The noble Baroness, Lady Bennett, talked about the economics of these issues. She is absolutely right. The Dasgupta review, the first piece of work into biodiversity, commissioned by a finance department, the Treasury, is something I find quoted at me when I go all around the world, to COPs and other environmental events. It is an extraordinary piece of work, because it shows how nature and biodiversity underpin our economy. We cannot have social stability or economic growth if we do not have a sound environmental and biodiverse nature: that is my starting point.
I was a Minister when we were in the EU. I may have voted differently from my noble friend in the referendum, but I remember regulations coming from Brussels over which we had no say. They were rubber-stamped. Occasionally the European Scrutiny Committee would suggest that they might be debated, and we might have a debate, but by and large most of the regulations—
That would be the extension point. We will assess them on a case-by-case basis and apply the extension where we need to, because we want to get this right.

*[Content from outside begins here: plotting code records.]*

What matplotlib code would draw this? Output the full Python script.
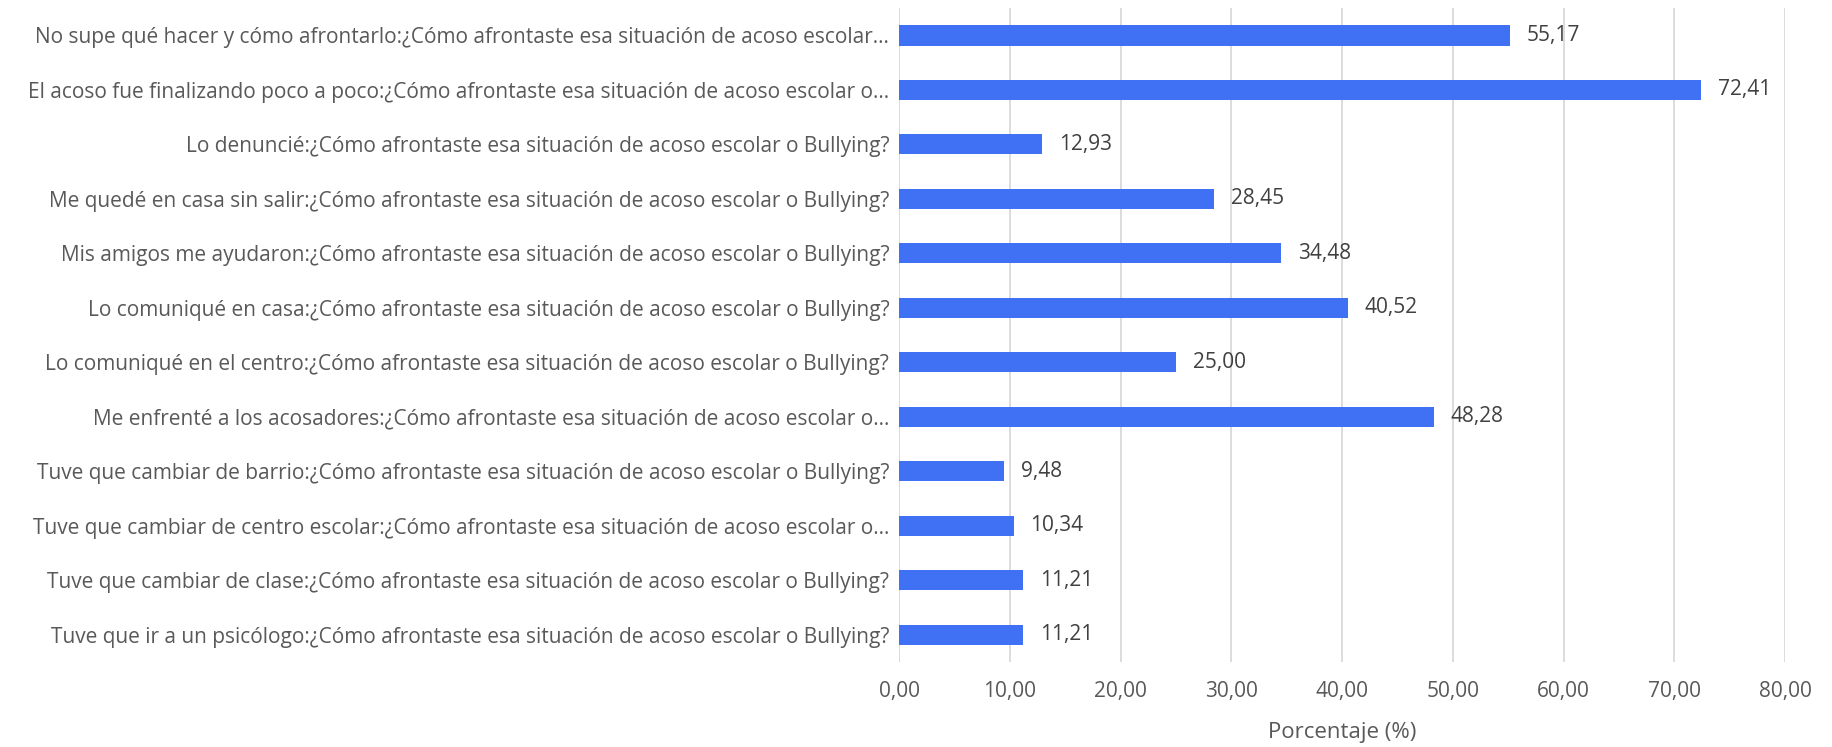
import matplotlib.pyplot as plt
from matplotlib.ticker import FuncFormatter

categories = [
    "No supe qué hacer y cómo afrontarlo:¿Cómo afrontaste esa situación de acoso escolar…",
    "El acoso fue finalizando poco a poco:¿Cómo afrontaste esa situación de acoso escolar o…",
    "Lo denuncié:¿Cómo afrontaste esa situación de acoso escolar o Bullying?",
    "Me quedé en casa sin salir:¿Cómo afrontaste esa situación de acoso escolar o Bullying?",
    "Mis amigos me ayudaron:¿Cómo afrontaste esa situación de acoso escolar o Bullying?",
    "Lo comuniqué en casa:¿Cómo afrontaste esa situación de acoso escolar o Bullying?",
    "Lo comuniqué en el centro:¿Cómo afrontaste esa situación de acoso escolar o Bullying?",
    "Me enfrenté a los acosadores:¿Cómo afrontaste esa situación de acoso escolar o…",
    "Tuve que cambiar de barrio:¿Cómo afrontaste esa situación de acoso escolar o Bullying?",
    "Tuve que cambiar de centro escolar:¿Cómo afrontaste esa situación de acoso escolar o…",
    "Tuve que cambiar de clase:¿Cómo afrontaste esa situación de acoso escolar o Bullying?",
    "Tuve que ir a un psicólogo:¿Cómo afrontaste esa situación de acoso escolar o Bullying?",
]
porcentaje = [55.17, 72.41, 12.93, 28.45, 34.48, 40.52, 25.00, 48.28, 9.48, 10.34, 11.21, 11.21]
x_ticks = [0, 10, 20, 30, 40, 50, 60, 70, 80]

plt.rcParams['font.family'] = ['Open Sans', 'DejaVu Sans']

def coma(v, pos=None):
    return f"{v:.2f}".replace(".", ",")

fig = plt.figure(figsize=(18.33, 7.47), dpi=100)
ax = fig.add_axes([0.4905, 0.1138, 0.4833, 0.8752])

pos = list(range(len(categories)))
ax.barh(pos, porcentaje, height=0.37, color="#4070F4", zorder=3)
for p, v in zip(pos, porcentaje):
    ax.annotate(coma(v), (v, p), xytext=(12, 0), textcoords="offset points",
                va="center", ha="left", fontsize=15, color="#404040")

ax.set_xlim(0, 80)
ax.set_ylim(len(categories) - 0.5, -0.5)
ax.set_xticks(x_ticks)
ax.xaxis.set_major_formatter(FuncFormatter(coma))
ax.set_yticks(pos)
ax.set_yticklabels(categories)
ax.tick_params(axis="both", length=0, labelsize=15, labelcolor="#595959")
ax.tick_params(axis="x", pad=14)
ax.tick_params(axis="y", pad=7)
ax.grid(axis="x", color="#D9D9D9", linewidth=1.3, zorder=0)
for s in ax.spines.values():
    s.set_visible(False)
ax.set_xlabel("Porcentaje (%)", fontsize=16, color="#595959", labelpad=14)

fig.savefig("out.png", dpi=100)
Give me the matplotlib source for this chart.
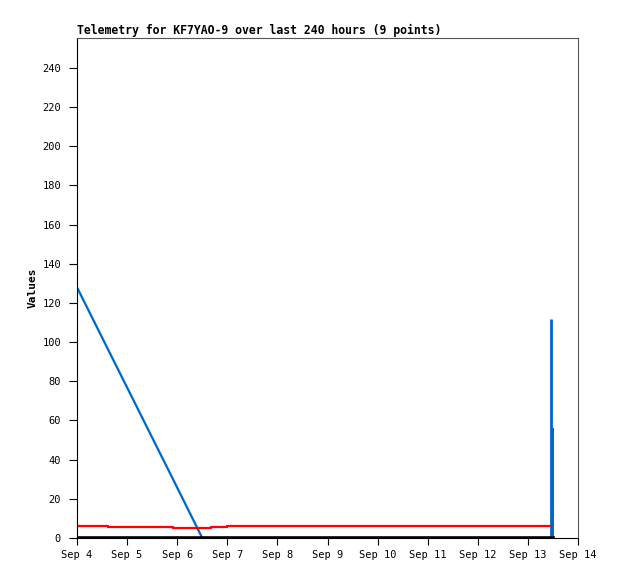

That assessment process is part of what I was hoping the Minister could shed some light on. It is an awful lot of assessment, so could he let us know what proportion of his department’s resources are now focused on that process of assessment? Is it 10%, 1%, 30%, 40% or something else? How can he be sure that this assessment gets scrutiny at the right level, both politically and operationally, to make sure that the right decisions are being made?
There is a core team of Defra civil servants co-ordinating this but every policy area is involved, so it is impossible to say precisely how many full-time equivalents are being apportioned to this on a weekly or monthly basis or how many will be over the next six months. However, I assure the noble Lord that this is an absolute priority for my department. We have separated the different areas of REUL to suit Ministers’ areas of responsibility; we are working through them and making sure that we rigorously examine whether we have them in the right frameworks for retaining, removing or any other aspect of this process.